I have always known that God can work in mysterious ways. As a Christian, and a pastor's daughter, I have been taught and experienced the mighty way that God can work through unlikely circumstances. But isn't it so easy to forget? Every time I find myself in a valley, I seem to forget how God can turn the horrible into incredible. Recently I have been questioning God on certain things in my life. I constantly wonder why He allows me to face certain things. But it's in those moments of utter despair that I am forced to rely on HIS strength and remember that I may not understand it all, but He has a purpose and a will.

I am honestly concerned for some Christians today. Some have completely forgotten God and only focus on the politics of "church". An issue as innocent as music, can cause more upsets in a congregation than sin that is flamboyantly displayed in other members lives. What has happened to some christians? If they see drums in a church they automatically start to criticize. Yet, they will go to movies that never mention God, listen to the radio (which, believe it or not, uses drums in pretty much every song..lol), and let there families do whatever they please (moral or immoral). Maybe some are never happy, and just like to complain. Or perhaps they feel completely justified in what they are doing, despite the fact that they can't back up their opinion with any type of scripture. Whatever the case or reasoning, it is unfortunately handled in the wrong way.

As a part of a praise and worship team, I can see first hand who is worshiping and who is not. Honestly, it usually encourages me and helps me worship even better. But sometimes, I am more discouraged than anything. Some people refuse to sing because they don't like live instruments being used (which is ridiculous..because their focus should be on worshiping God..but whatever). Some people refuse to sing because we won't sing in their language (even though the Bible says make a joyful noise to the Lord...He never stated what language). And some people are just followers of others and will do whatever they are told. I would love to look out during our worship time and see EVERYONE praising God, rather than receiving dirty looks for doing what I feel God has called me to do.

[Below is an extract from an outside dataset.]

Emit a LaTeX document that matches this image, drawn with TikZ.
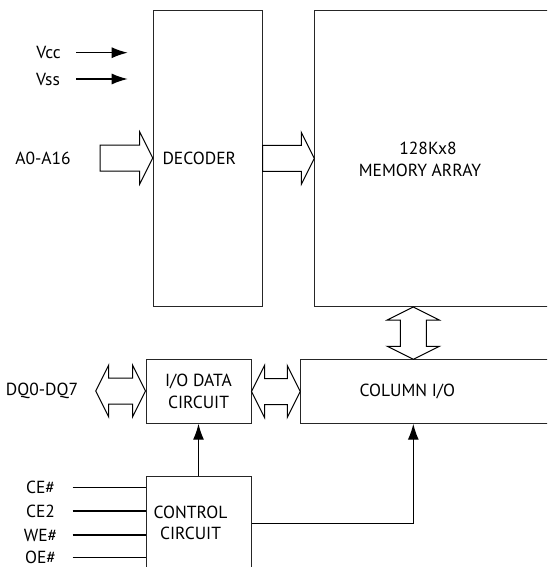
\documentclass[tikz,border=0pt]{standalone}
\usepackage{fontspec}
\setmainfont{PT Sans}
\usetikzlibrary{arrows.meta,calc}
\begin{document}
\begin{tikzpicture}[x=1pt, y=-1pt, >={Latex[length=16pt,width=11pt]},
    box/.style={draw=black!85, line width=1pt, inner sep=0pt, anchor=north west,
        font=\fontsize{17.5}{21.5}\selectfont, align=center},
    lbl/.style={inner sep=0pt, font=\fontsize{17.5}{21.5}\selectfont, align=center},
    bus/.style={draw, line width=1pt, fill=white, line join=miter},
    sig/.style={line width=1.3pt}]
    % --- SETTINGS ---
    \def\sh{13pt}  % bus shaft half width
    \def\hw{26pt}  % bus head half width
    \def\hl{13pt}  % bus head length

    % hollow bus arrows: right, left-right, up-down
    \def\busR#1#2{\draw[bus] let \p1=(#1), \p2=(#2) in
        (\x1,\y1+\sh) -- (\x2-\hl,\y1+\sh) -- (\x2-\hl,\y1+\hw) -- (\x2,\y1)
        -- (\x2-\hl,\y1-\hw) -- (\x2-\hl,\y1-\sh) -- (\x1,\y1-\sh) -- cycle;}
    \def\busLR#1#2{\draw[bus] let \p1=(#1), \p2=(#2) in
        (\x1,\y1) -- (\x1+\hl,\y1+\hw) -- (\x1+\hl,\y1+\sh) -- (\x2-\hl,\y1+\sh)
        -- (\x2-\hl,\y1+\hw) -- (\x2,\y1) -- (\x2-\hl,\y1-\hw) -- (\x2-\hl,\y1-\sh)
        -- (\x1+\hl,\y1-\sh) -- (\x1+\hl,\y1-\hw) -- cycle;}
    \def\busUD#1#2{\draw[bus] let \p1=(#1), \p2=(#2) in
        (\x1,\y1) -- (\x1-\hw,\y1-\hl) -- (\x1-\sh,\y1-\hl) -- (\x1-\sh,\y2+\hl)
        -- (\x1-\hw,\y2+\hl) -- (\x1,\y2) -- (\x1+\hw,\y2+\hl) -- (\x1+\sh,\y2+\hl)
        -- (\x1+\sh,\y1-\hl) -- (\x1+\hw,\y1-\hl) -- cycle;}

    \useasboundingbox (0,0) rectangle (547,567);
    \clip (0,0) rectangle (547,567);

    % --- BLOCKS ---
    \node[box, minimum width=109pt, minimum height=296.3pt] (dec) at (152.7,9.7) {};
    \node[box, minimum width=260pt, minimum height=296.3pt] (mem) at (314.3,9.7) {};
    \node[box, minimum width=105pt, minimum height=63.4pt] (io) at (145.5,359.3) {I/O DATA\\CIRCUIT};
    \node[box, minimum width=280pt, minimum height=63.4pt] (col) at (300.3,359.3) {};
    \node[box, minimum width=105pt, minimum height=94pt] (ctrl) at (145.5,476) {};

    % block texts
    \node[lbl] (dectxt) at (199.3,158) {DECODER};
    \node[lbl] (memtxt) at (420,159.5) {\hspace*{16pt}128Kx8\\MEMORY ARRAY};
    \node[lbl] (coltxt) at (407.3,391) {COLUMN I/O};
    \node[lbl] (ctrltxt) at (190.5,523) {CONTROL\\CIRCUIT};

    % --- SUPPLY ---
    \node[lbl] (vcc) at (48.5,52.7) {Vcc};
    \node[lbl] (vss) at (48,79) {Vss};
    \coordinate (vcctip) at (127.7,52.7);
    \coordinate (vsstip) at (127.7,79);
    \draw[sig,->] (vcc.center) ++(27.5,0) -- (vcctip);
    \draw[sig,->] (vss.center) ++(28,0) -- (vsstip);

    % --- BUSES ---
    \node[lbl] (addr) at (43,158.5) {A0-A16};
    \node[lbl] (dq) at (42,391) {DQ0-DQ7};
    \coordinate (addrin) at (100,158);
    \coordinate (dqin) at (95.7,391);
    \coordinate (bus) at (413.3,0);
    \busR{addrin}{dec.west}
    \busR{dec.east}{mem.west |- dec.east}
    \busLR{dqin}{io.west}
    \busLR{io.east}{col.west}
    \busUD{mem.south -| bus}{col.north -| bus}

    % --- CONTROL ---
    \draw[sig,->] (ctrl.north) -- (io.south);
    \draw[sig,->] (ctrl.east) -| (col.south -| bus);
    \foreach \y/\t/\n in {487.7/CE\#/ce, 511/CE2/cetwo, 535/WE\#/we, 557.5/OE\#/oe} {
        \node[lbl] (\n) at (40.5,\y) {\t};
        \draw[sig] (\n.center) ++(32,0) -- (ctrl.west |- \n.center);
    }
\end{tikzpicture}
\end{document}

Perhaps this is one of those unfortunate circumstances that God will use for His glory. There are bigger things to worry about than music in church. There are so many people hurting and in need of God's love. Maybe some of us just need to realize that rather than complaining about music, we should be helping those in need.
 


Sunday, June 26, 2011

Our New Addition

some pictures of our newest family member! =)
His name is still to be determined...but we are thinking Monte (Like Monte Cristo).